British Anglican bishop (born 1971)

William Peter Guy Hazlewood (born 1971) is a British Anglican bishop who has been the Bishop of Lewes since 2020. From 2011, he was vicar of Dartmouth and Dittisham in the Diocese of Exeter.

==Early life and education==
Hazlewood was born in 1971. His father was the Reverend Canon Ian Hazlewood who was also a traditionalist Catholic priest of the Church of England. His father's brother, John Hazlewood, was the Bishop of Ballarat in Australia. Hazlewood's brother is Charles Hazlewood, a conductor.

Hazlewood was educated at Wynstones School, a private Steiner school in Gloucestershire. Then, from 1989 to 1991, he was an apprentice motor mechanic. He studied at De Montfort University, graduating with a Bachelor of Arts degree in 1997. He went on to train for holy orders at St Stephen's House, Oxford, completing a Bachelor of Theology degree in 2001.

==Ordained ministry==
Hazlewood was ordained in the Church of England as a deacon in 2001 and as a priest in 2002. He served his curacy at Holy Nativity Knowle and All Hallows Easton, churches in the Diocese of Bristol.

He is a guardian of the Anglican Shrine of Our Lady of Walsingham.
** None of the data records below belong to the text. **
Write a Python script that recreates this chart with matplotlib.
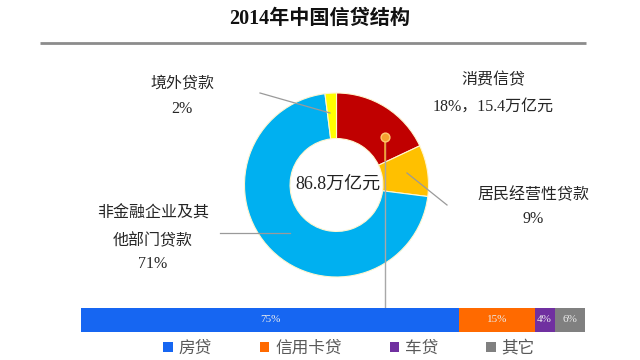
import matplotlib
matplotlib.use("Agg")
import matplotlib.pyplot as plt
from matplotlib.patches import Patch

plt.rcParams['font.family'] = ['Noto Sans CJK SC', 'DejaVu Sans']

title = "2014年中国信贷结构"
total_label = "86.8万亿元"
donut_labels = ["消费信贷", "居民经营性贷款", "非金融企业及其\n他部门贷款", "境外贷款"]
donut_values = [18, 9, 71, 2]
donut_colors = ["#C00000", "#FFC000", "#00B0F0", "#FFFF00"]

bar_labels = ["房贷", "信用卡贷", "车贷", "其它"]
bar_values = [75, 15, 4, 6]
bar_colors = ["#1666F2", "#FF6A00", "#7030A0", "#808080"]

serif = ['Liberation Serif', 'Noto Sans CJK SC']
W, H = 640, 360
fig = plt.figure(figsize=(6.4, 3.6), dpi=100)
ax = fig.add_axes([0, 0, 1, 1])

def Y(y):
    return H - y

cx, cy, R = 336.5, Y(185), 92
wedges, _ = ax.pie(donut_values, colors=donut_colors, startangle=90, counterclock=False,
                   center=(cx, cy), radius=R,
                   wedgeprops=dict(width=R * 0.495, edgecolor="#FFF6D0", linewidth=0.8))
ax.set_xlim(0, W)
ax.set_ylim(0, H)
ax.set_aspect('equal')
ax.axis('off')

# title and rule
ax.text(320, Y(19), title, ha='center', va='center', fontsize=14.5, fontweight='bold',
        family=['Liberation Serif', 'Noto Sans CJK SC'], color='#111111')
ax.plot([40, 586], [Y(43), Y(43)], color='#8C8C8C', lw=2, solid_capstyle='butt')

# center text
ax.text(cx + 1, cy + 1, total_label, ha='center', va='center', fontsize=13,
        family=serif, color='#222222')

tc = '#262626'
# labels
ax.text(493, Y(80), donut_labels[0], ha='center', va='center', fontsize=11.5, color=tc)
ax.text(493, Y(107), f"{donut_values[0]}%，15.4万亿元", ha='center', va='center', fontsize=11.5,
        family=serif, color=tc)
ax.text(533, Y(195), donut_labels[1], ha='center', va='center', fontsize=11.5, color=tc)
ax.text(533, Y(219), f"{donut_values[1]}%", ha='center', va='center', fontsize=11.5,
        family=serif, color=tc)
ax.text(153, Y(213), donut_labels[2].split("\n")[0], ha='center', va='center', fontsize=11.5, color=tc)
ax.text(153, Y(241), donut_labels[2].split("\n")[1], ha='center', va='center', fontsize=11.5, color=tc)
ax.text(153, Y(264), f"{donut_values[2]}%", ha='center', va='center', fontsize=11.5,
        family=serif, color=tc)
ax.text(182, Y(84), donut_labels[3], ha='center', va='center', fontsize=11.5, color=tc)
ax.text(182, Y(109), f"{donut_values[3]}%", ha='center', va='center', fontsize=11.5,
        family=serif, color=tc)

# leader lines
lc = '#9A9A9A'
ax.plot([260, 330], [Y(93), Y(113)], color=lc, lw=0.9)
ax.plot([220, 290], [Y(233), Y(233)], color=lc, lw=0.9)
ax.plot([407, 447], [Y(173), Y(205)], color=lc, lw=0.9)

# dot + connector to bar
ax.plot([384.5, 384.5], [Y(137), Y(309)], color='#A8A8A8', lw=1.0, zorder=5)
ax.plot([384.5, 384.5], [Y(137), Y(160)], color='#F5A030', lw=1.2, zorder=6)
ax.scatter([384.5], [Y(137)], s=40, color='#F5A030', edgecolor='#FFC870', linewidth=1, zorder=7)

# stacked bar
bx = fig.add_axes([81 / W, (H - 332) / H, 504 / W, 24 / H])
left = 0
handles = []
for lab, v, c in zip(bar_labels, bar_values, bar_colors):
    bx.barh([0], [v], left=left, height=1.0, color=c, edgecolor='none')
    bx.text(left + v / 2, 0, f"{v}%", ha='center', va='center', fontsize=8,
            color='#EDEDED', family=serif)
    handles.append(Patch(facecolor=c, edgecolor='none', label=lab))
    left += v
bx.set_xlim(0, sum(bar_values))
bx.set_ylim(-0.5, 0.5)
bx.axis('off')

leg = fig.legend(handles=handles, loc='center', bbox_to_anchor=(349 / W, (H - 348) / H),
                 ncol=4, frameon=False, fontsize=12, handlelength=0.55, handleheight=0.55,
                 handletextpad=0.35, columnspacing=2.9, labelcolor='#595959',
                 borderaxespad=0, borderpad=0)

fig.savefig("out.png", dpi=100)
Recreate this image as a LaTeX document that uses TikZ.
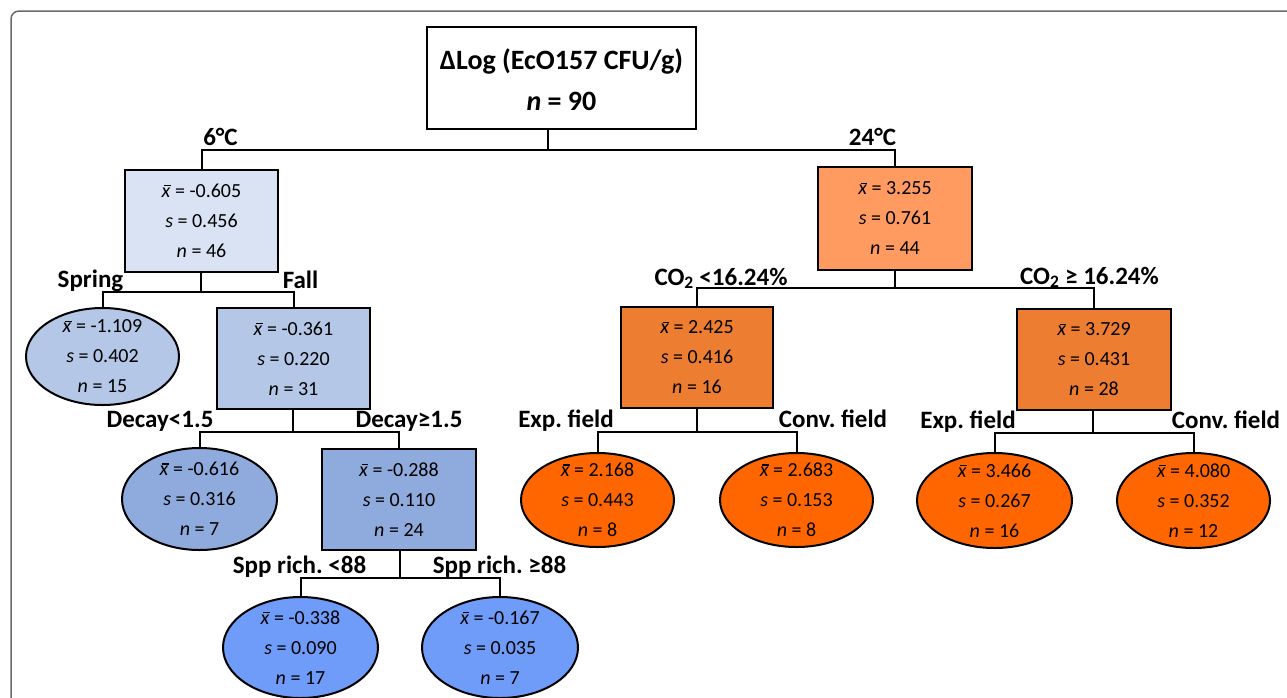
\documentclass[tikz,border=0pt]{standalone}
\usepackage{fontspec}
\setmainfont{Carlito}
\usetikzlibrary{shapes.geometric}
\frenchspacing
\definecolor{cA}{HTML}{DAE3F3}
\definecolor{cB}{HTML}{B4C7E7}
\definecolor{cC}{HTML}{8FAADC}
\definecolor{cD}{HTML}{6E9CF8}
\definecolor{cE}{HTML}{FF9A60}
\definecolor{cF}{HTML}{ED7D31}
\definecolor{cG}{HTML}{FF6600}
\definecolor{frame}{HTML}{6A6A6A}
\newcommand{\xbarit}{\textit{x}\llap{\raisebox{0.56em}{\rule{0.32em}{0.055em}}\hspace{0.0em}}}
\newcommand{\stats}[3]{\xbarit{} = #1\\\textit{s} = #2\\\textit{n} = #3}
\tikzset{
  box/.style={draw=black, line width=2pt, rectangle, inner sep=0pt},
  oval/.style={draw=black, line width=2pt, ellipse, inner sep=0pt},
  stat/.style={align=center, inner sep=0pt, font=\fontsize{20}{30}\selectfont},
  lbl/.style={anchor=base, inner sep=0pt, font=\fontsize{25}{30}\selectfont\bfseries},
  conn/.style={draw=black, line width=2pt},
}
\begin{document}
\begin{tikzpicture}[x=1pt,y=-1pt]
\useasboundingbox (0,0) rectangle (1287,697);
\clip (0,0) rectangle (1287,697);
\draw[frame, line width=1.5pt, rounded corners=8pt] (11,11) rectangle (1310,720);

% root
\node[box, minimum width=269pt, minimum height=102pt] (root) at (561.5,78) {};
\node[align=center, inner sep=0pt, font=\fontsize{28}{41}\selectfont\bfseries] (roott) at (561.5,80) {ΔLog (EcO157 CFU/g)\\\textit{n} = 90};

% left branch
\node[box, fill=cA, minimum width=153pt, minimum height=102pt] (A) at (201.5,221) {};
\node[stat] (At) at (A) {\stats{-0.605}{0.456}{46}};
\node[oval, fill=cB, minimum width=153pt, minimum height=97pt] (B) at (102.5,356.5) {};
\node[stat] (Bt) at (B) {\stats{-1.109}{0.402}{15}};
\node[box, fill=cB, minimum width=153pt, minimum height=101pt] (C) at (293.5,358.5) {};
\node[stat] (Ct) at (C) {\stats{-0.361}{0.220}{31}};
\node[oval, fill=cC, minimum width=155pt, minimum height=102pt] (D) at (199.5,499) {};
\node[stat] (Dt) at (D) {\stats{-0.616}{0.316}{7}};
\node[box, fill=cC, minimum width=154pt, minimum height=101pt] (E) at (399,499.5) {};
\node[stat] (Et) at (E) {\stats{-0.288}{0.110}{24}};
\node[oval, fill=cD, minimum width=155pt, minimum height=101pt] (F) at (300.5,647.5) {};
\node[stat] (Ft) at (F) {\stats{-0.338}{0.090}{17}};
\node[oval, fill=cD, minimum width=156pt, minimum height=101pt] (G) at (500,647.5) {};
\node[stat] (Gt) at (G) {\stats{-0.167}{0.035}{7}};

% right branch
\node[box, fill=cE, minimum width=154pt, minimum height=103pt] (H) at (895,218.5) {};
\node[stat] (Ht) at (H) {\stats{3.255}{0.761}{44}};
\node[box, fill=cF, minimum width=152pt, minimum height=101pt] (I) at (697,357.5) {};
\node[stat] (It) at (I) {\stats{2.425}{0.416}{16}};
\node[box, fill=cF, minimum width=154pt, minimum height=101pt] (L) at (1094,359.5) {};
\node[stat] (Lt) at (L) {\stats{3.729}{0.431}{28}};
\node[oval, fill=cG, minimum width=153pt, minimum height=94pt] (J) at (597.5,500) {};
\node[stat] (Jt) at (J) {\stats{2.168}{0.443}{8}};
\node[oval, fill=cG, minimum width=153pt, minimum height=94pt] (K) at (796.5,500) {};
\node[stat] (Kt) at (K) {\stats{2.683}{0.153}{8}};
\node[oval, fill=cG, minimum width=155pt, minimum height=95pt] (M) at (994.5,500.5) {};
\node[stat] (Mt) at (M) {\stats{3.466}{0.267}{16}};
\node[oval, fill=cG, minimum width=153pt, minimum height=95pt] (N) at (1193.5,500.5) {};
\node[stat] (Nt) at (N) {\stats{4.080}{0.352}{12}};

% junctions
\coordinate (j0) at (548,150);
\coordinate (j1) at (201,292);
\coordinate (j2) at (293,432);
\coordinate (j3) at (400,578);
\coordinate (j4) at (895,288);
\coordinate (j5) at (697,432);
\coordinate (j6) at (1093,433);

\draw[conn] (root.south -| j0) -- (j0);
\draw[conn] (A.north) |- (j0) -| (H.north);
\draw[conn] (A.south -| j1) -- (j1);
\draw[conn] (B.north) |- (j1) -| (C.north);
\draw[conn] (C.south -| j2) -- (j2);
\draw[conn] (D.north) |- (j2) -| (E.north);
\draw[conn] (E.south -| j3) -- (j3);
\draw[conn] (F.north) |- (j3) -| (G.north);
\draw[conn] (H.south -| j4) -- (j4);
\draw[conn] (I.north) |- (j4) -| (L.north);
\draw[conn] (I.south -| j5) -- (j5);
\draw[conn] (J.north) |- (j5) -| (K.north);
\draw[conn] (L.south -| j6) -- (j6);
\draw[conn] (M.north) |- (j6) -| (N.north);

% labels
\node[lbl] (l1) at (220.5,145) {6°C};
\node[lbl] (l2) at (872.5,145) {24°C};
\node[lbl] (l3) at (90.5,287) {Spring};
\node[lbl] (l4) at (300.5,288) {Fall};
\node[lbl] (l5) at (160,427) {Decay<1.5};
\node[lbl] (l6) at (409,427) {Decay≥1.5};
\node[lbl] (l7) at (299.5,573) {Spp rich. <88};
\node[lbl] (l8) at (499.5,573) {Spp rich. ≥88};
\node[lbl] (l9) at (721,285) {CO\textsubscript{2} <16.24\%};
\node[lbl] (l10) at (1089.5,284) {CO\textsubscript{2} ≥ 16.24\%};
\node[lbl] (l11) at (566,427) {Exp. field};
\node[lbl] (l12) at (833,427) {Conv. field};
\node[lbl] (l13) at (968,428) {Exp. field};
\node[lbl] (l14) at (1226,428) {Conv. field};
\end{tikzpicture}
\end{document}
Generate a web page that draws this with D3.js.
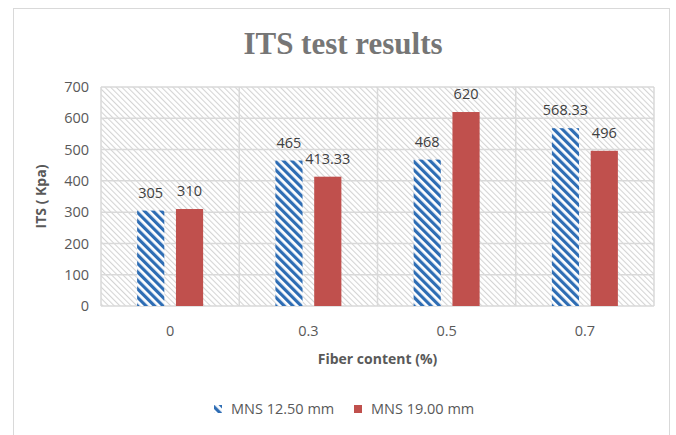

A traditionalist Anglo-Catholic, he rejects the ordination of women to the priesthood and episcopate.

===Episcopal ministry===
In April 2020, he was announced as the next Bishop of Lewes, a suffragan bishop in the Diocese of Chichester. He was consecrated a bishop on 15 July 2020 at Lambeth Palace Chapel by Norman Banks, Bishop of Richborough, on behalf of the Archbishop of Canterbury. Jonathan Goodall, Bishop of Ebbsfleet, and Jonathan Baker, Bishop of Fulham, served as co-consecrators.

Hazlewood is a member of the Council of Bishops of The Society, an association of traditionalist Anglo-Catholics in the Church of England who reject the ordination of women as priests and bishops.

In May 2026, with the retirement of Martin Warner, Hazelwood became acting Bishop of Chichester.

==Personal life==
In 1999, Hazlewood married Sophie. They have one son and one daughter.